Text A team of experts have stated that the question revolving around the growth and spread of melanoma may be answered by an analysis of the molecular super-family. This revelation was made by the researchers from the University of Nebraska Medical Centre.

Melanoma is believed to be the most fatal type of skin cancer. It has been estimated that melanoma cases may have increased 4-fold in Britain over the past 40 decades. This deadly form of skin cancer seemingly arises from melanocytes which are the cells producing melanin pigment. This pigmentation may be credited for the color of one’s hair, skin and eyes.

On early detection it may be easier to treat melanoma. However if this cancer advances to the later stages then probably it may spread to the other parts of the body as well. Supposedly if this happens then it may get a little difficult to effectively treat the potentially fatal tumor.

These researchers have therefore analyzed the role played by a super-family of molecules in the development and spread of melanoma.
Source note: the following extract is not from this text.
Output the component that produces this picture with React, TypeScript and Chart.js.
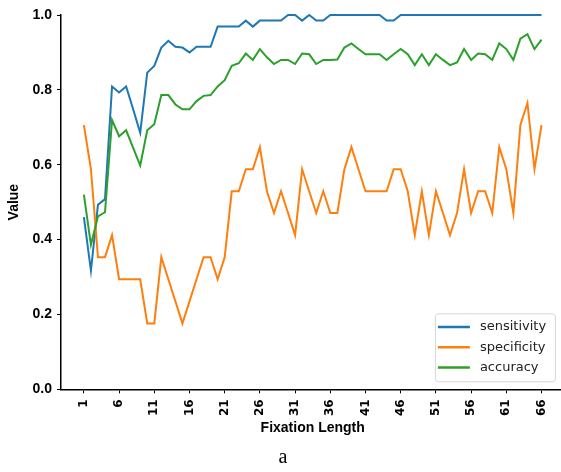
import React, { useEffect, useRef } from "react";
import { Chart, registerables } from "chart.js";

Chart.register(...registerables);

const fixationLengths = [
  1, 2, 3, 4, 5, 6, 7, 8, 9, 10, 11, 12, 13, 14, 15, 16, 17, 18, 19, 20, 21, 22,
  23, 24, 25, 26, 27, 28, 29, 30, 31, 32, 33, 34, 35, 36, 37, 38, 39, 40, 41, 42,
  43, 44, 45, 46, 47, 48, 49, 50, 51, 52, 53, 54, 55, 56, 57, 58, 59, 60, 61, 62,
  63, 64, 65, 66,
];

const sensitivity = [
  0.46, 0.317, 0.493, 0.508, 0.809, 0.793, 0.809, 0.748, 0.685, 0.846, 0.864,
  0.913, 0.931, 0.915, 0.913, 0.9, 0.915, 0.915, 0.915, 0.969, 0.969, 0.969,
  0.969, 0.985, 0.969, 0.985, 0.985, 0.985, 0.985, 1.0, 1.0, 0.985, 1.0, 0.985,
  0.985, 1.0, 1.0, 1.0, 1.0, 1.0, 1.0, 1.0, 1.0, 0.985, 0.985, 1.0, 1.0, 1.0,
  1.0, 1.0, 1.0, 1.0, 1.0, 1.0, 1.0, 1.0, 1.0, 1.0, 1.0, 1.0, 1.0, 1.0, 1.0,
  1.0, 1.0, 1.0,
];

const specificity = [
  0.706, 0.588, 0.353, 0.353, 0.412, 0.294, 0.294, 0.294, 0.294, 0.176, 0.176,
  0.353, 0.294, 0.235, 0.176, 0.235, 0.294, 0.353, 0.353, 0.294, 0.353, 0.529,
  0.529, 0.588, 0.588, 0.647, 0.529, 0.471, 0.529, 0.471, 0.412, 0.588, 0.529,
  0.471, 0.529, 0.471, 0.471, 0.588, 0.647, 0.588, 0.529, 0.529, 0.529, 0.529,
  0.588, 0.588, 0.529, 0.412, 0.529, 0.412, 0.529, 0.471, 0.412, 0.471, 0.588,
  0.471, 0.529, 0.529, 0.471, 0.647, 0.588, 0.471, 0.706, 0.765, 0.588, 0.706,
];

const accuracy = [
  0.52, 0.386, 0.462, 0.473, 0.719, 0.676, 0.692, 0.645, 0.598, 0.692, 0.708,
  0.786, 0.786, 0.761, 0.748, 0.748, 0.77, 0.784, 0.786, 0.809, 0.826, 0.864,
  0.871, 0.897, 0.88, 0.909, 0.887, 0.869, 0.88, 0.88, 0.869, 0.897, 0.895,
  0.869, 0.88, 0.88, 0.881, 0.913, 0.924, 0.909, 0.895, 0.895, 0.895, 0.88,
  0.895, 0.909, 0.895, 0.866, 0.895, 0.866, 0.895, 0.88, 0.866, 0.873, 0.909,
  0.88, 0.897, 0.895, 0.88, 0.924, 0.909, 0.88, 0.937, 0.949, 0.909, 0.934,
];

const xTickValues = [1, 6, 11, 16, 21, 26, 31, 36, 41, 46, 51, 56, 61, 66];
const yTickValues = [0, 0.2, 0.4, 0.6, 0.8, 1.0];
const seriesNames = ["sensitivity", "specificity", "accuracy"];
const seriesColors = ["#1f77b4", "#ff7f0e", "#2ca02c"];
const xLabel = "Fixation Length";
const yLabel = "Value";
const caption = "a";

const CANVAS_W = 580;
const CANVAS_H = 472;
const AREA_LEFT = 61;
const AREA_TOP = 15;
const AREA_BOTTOM = 389.3;
const AREA_RIGHT = 564.4;

const boxLegend = {
  id: "boxLegend",
  afterDatasetsDraw(chart: any) {
    const { ctx, chartArea } = chart;
    const boxW = 120;
    const boxH = 68;
    const right = chartArea.right - 9.5;
    const bottom = chartArea.bottom - 8;
    const left = right - boxW;
    const top = bottom - boxH;
    ctx.save();
    ctx.beginPath();
    if (ctx.roundRect) ctx.roundRect(left + 0.5, top + 0.5, boxW, boxH, 3);
    else ctx.rect(left + 0.5, top + 0.5, boxW, boxH);
    ctx.fillStyle = "rgba(255,255,255,0.8)";
    ctx.fill();
    ctx.strokeStyle = "#d6d6d6";
    ctx.lineWidth = 1;
    ctx.stroke();
    ctx.font = "13px 'DejaVu Sans'";
    ctx.textBaseline = "middle";
    ctx.textAlign = "left";
    chart.data.datasets.forEach((ds: any, i: number) => {
      const y = top + 13.7 + i * 20.2;
      ctx.strokeStyle = ds.borderColor;
      ctx.lineWidth = 2.5;
      ctx.beginPath();
      ctx.moveTo(left + 3, y);
      ctx.lineTo(left + 35, y);
      ctx.stroke();
      ctx.fillStyle = "#222";
      ctx.fillText(ds.label, left + 45, y);
    });
    ctx.restore();
  },
};

export default function App() {
  const canvasRef = useRef<HTMLCanvasElement | null>(null);

  useEffect(() => {
    const canvas = canvasRef.current;
    if (!canvas) return;
    const seriesValues = [sensitivity, specificity, accuracy];
    const datasets = seriesValues.map((vals, s) => ({
      label: seriesNames[s],
      data: vals.map((v, i) => ({ x: fixationLengths[i], y: v })),
      borderColor: seriesColors[s],
      backgroundColor: seriesColors[s],
      borderWidth: 2,
      pointRadius: 0,
      tension: 0,
      fill: false,
      clip: false,
      order: 3 - s,
    }));

    const axisTitleFont = { family: "'Liberation Sans', Arial, sans-serif", weight: "bold" as const, size: 14 };

    const chart = new Chart(canvas, {
      type: "line",
      data: { datasets },
      plugins: [boxLegend],
      options: {
        animation: false,
        responsive: false,
        maintainAspectRatio: false,
        devicePixelRatio: 1,
        layout: {
          padding: { left: 0, top: AREA_TOP, right: CANVAS_W - AREA_RIGHT, bottom: 0 },
        },
        plugins: {
          legend: { display: false },
          tooltip: { enabled: false },
        },
        scales: {
          x: {
            type: "linear",
            min: -2.25,
            max: 69.25,
            afterBuildTicks: (scale: any) => {
              scale.ticks = xTickValues.map((v) => ({ value: v }));
            },
            afterFit: (scale: any) => {
              scale.height = CANVAS_H - AREA_BOTTOM;
            },
            ticks: {
              autoSkip: false,
              minRotation: 90,
              maxRotation: 90,
              padding: 6,
              color: "#000",
              font: { family: "'DejaVu Sans', sans-serif", weight: "bold", size: 12 },
              callback: (v: any) => String(v),
            },
            grid: {
              display: true,
              drawOnChartArea: false,
              drawTicks: true,
              tickLength: 4,
              color: "#000",
              lineWidth: 1,
            },
            border: { display: true, color: "#000", width: 1.5 },
            title: {
              display: true,
              text: xLabel,
              color: "#000",
              font: axisTitleFont,
              padding: { top: 0, bottom: 35 },
            },
          },
          y: {
            type: "linear",
            min: 0,
            max: 1,
            afterBuildTicks: (scale: any) => {
              scale.ticks = yTickValues.map((v) => ({ value: v }));
            },
            afterFit: (scale: any) => {
              scale.width = AREA_LEFT;
            },
            ticks: {
              padding: 5,
              color: "#000",
              font: { family: "'Liberation Sans', Arial, sans-serif", weight: "bold", size: 14 },
              callback: (v: any) => Number(v).toFixed(1),
            },
            grid: {
              display: true,
              drawOnChartArea: false,
              drawTicks: true,
              tickLength: 4,
              color: "#000",
              lineWidth: 1,
            },
            border: { display: true, color: "#000", width: 1.5 },
            title: {
              display: true,
              text: yLabel,
              color: "#000",
              font: axisTitleFont,
              padding: { top: 6, bottom: 0 },
            },
          },
        },
      },
    } as any);

    return () => chart.destroy();
  }, []);

  return (
    <div
      style={{
        position: "absolute",
        left: 0,
        top: 0,
        width: 561,
        height: 472,
        overflow: "hidden",
        background: "#fff",
      }}
    >
      <canvas
        ref={canvasRef}
        width={CANVAS_W}
        height={CANVAS_H}
        style={{ position: "absolute", left: 0, top: 0, width: CANVAS_W, height: CANVAS_H }}
      />
      <div
        style={{
          position: "absolute",
          left: 0,
          top: 446,
          width: 566,
          textAlign: "center",
          fontFamily: "'Liberation Serif', 'Times New Roman', serif",
          fontSize: 20,
          lineHeight: "20px",
          color: "#000",
        }}
      >
        {caption}
      </div>
    </div>
  );
}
This molecular super-family, which is also known as ‘chemokines’, was evaluated along with their receptor ‘partner molecules’.
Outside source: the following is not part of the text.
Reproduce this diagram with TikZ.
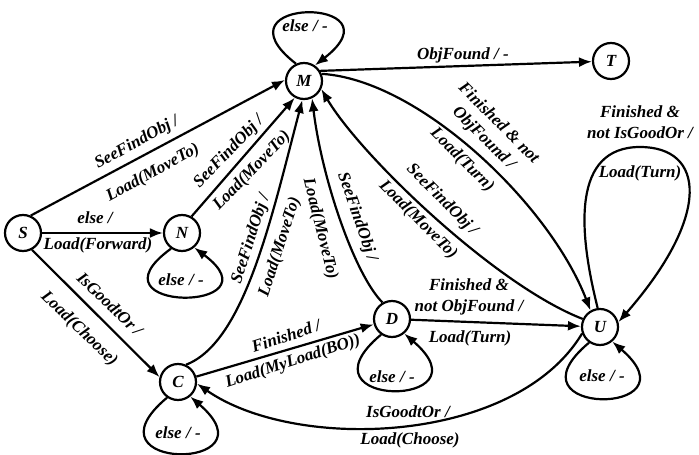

For the purpose of the research the experts ‘turned up’ the activity of two specific receptor molecules in the human melanoma cell lines. The two receptor molecules which were manipulated were the CXCR1 and CXCR2. The effect of this entire process was stated to have been witnessed on the development of tumor in mice.

The researchers observed that conceivably these two receptor molecules may be a very crucial part of the growth and replication of this type of cancer. It was stated that these molecules perhaps aided the cancerous cells to grow. Therefore, increasing the activity of these molecules in a healthy cell must have brought about the growth of cancerous cells.
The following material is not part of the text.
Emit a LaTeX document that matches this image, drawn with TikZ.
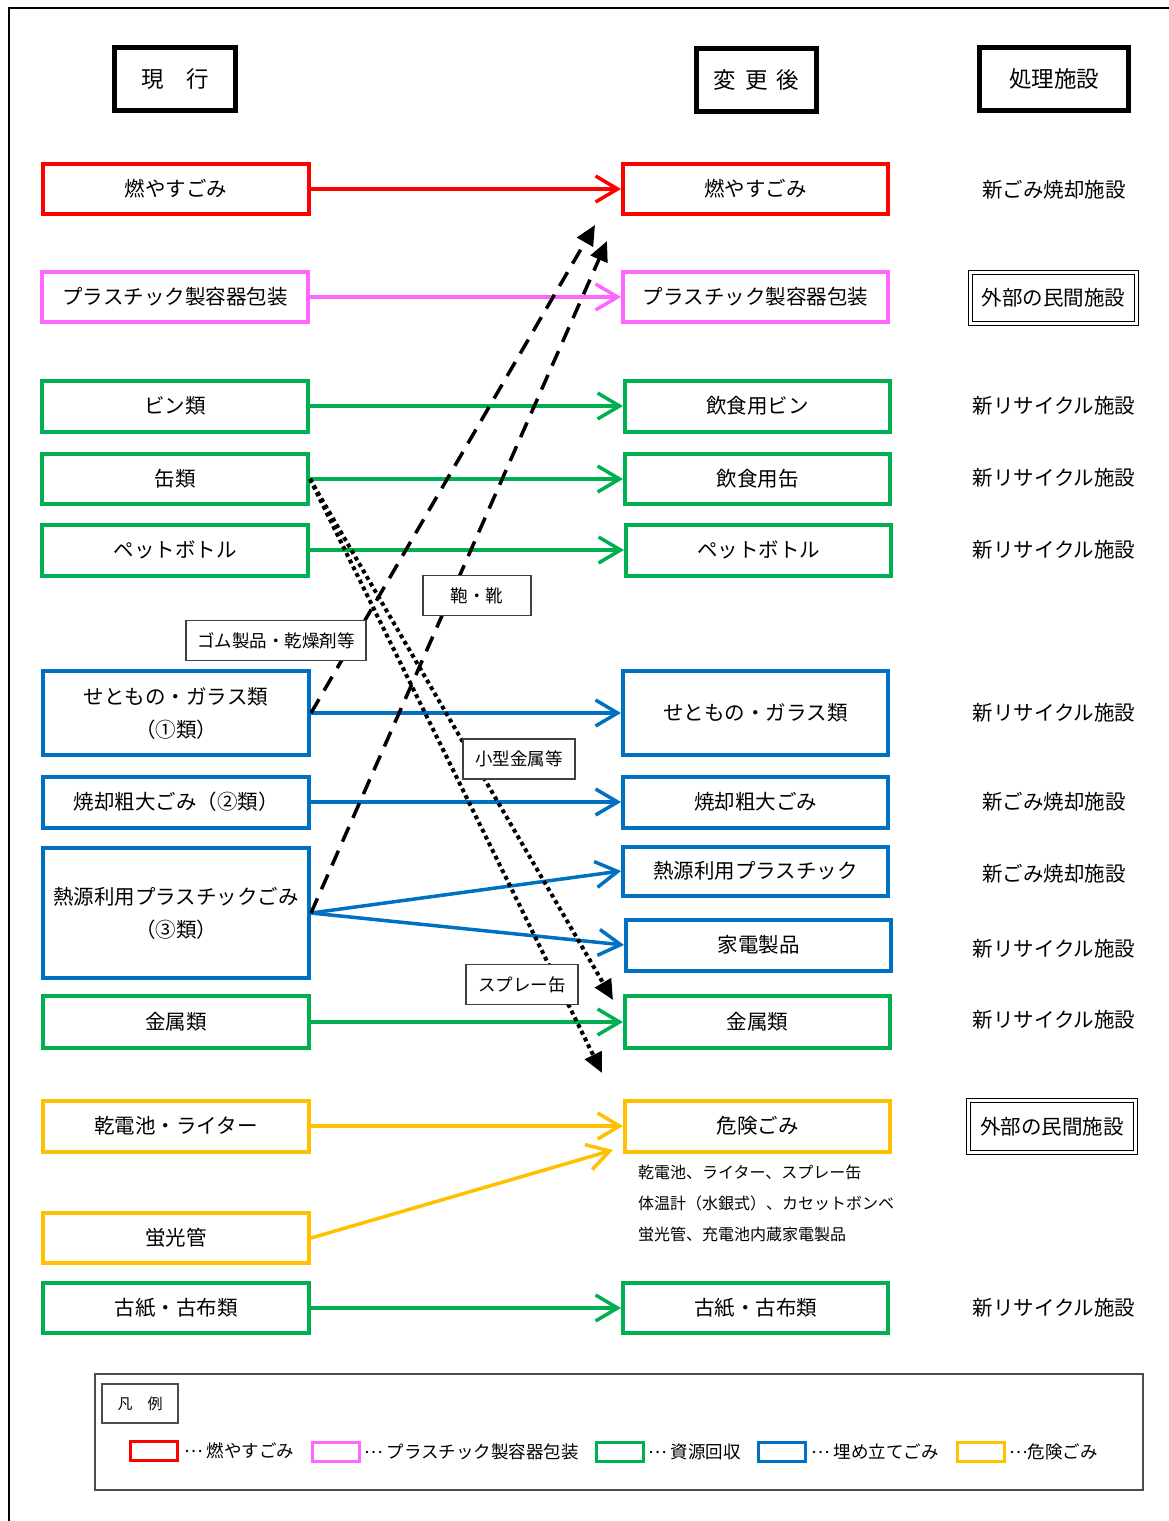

Lead researcher, Professor Rakesh Singh, says that, “These results suggest that a superfamily of molecules controls whether a melanoma advances and spreads to other parts of the body – when it becomes difficult to treat. There is a possibility these molecules could be used in future therapy for melanoma – something that doesn’t exist at the moment.”

Apart from this the director of cancer information at the Cancer Research UK, Dr. Lesley Walker says that the crucial findings of this research have aided in better understanding the process of how this malignant tumor develops and spreads throughout the body.

This research was published in the British Journal of Cancer.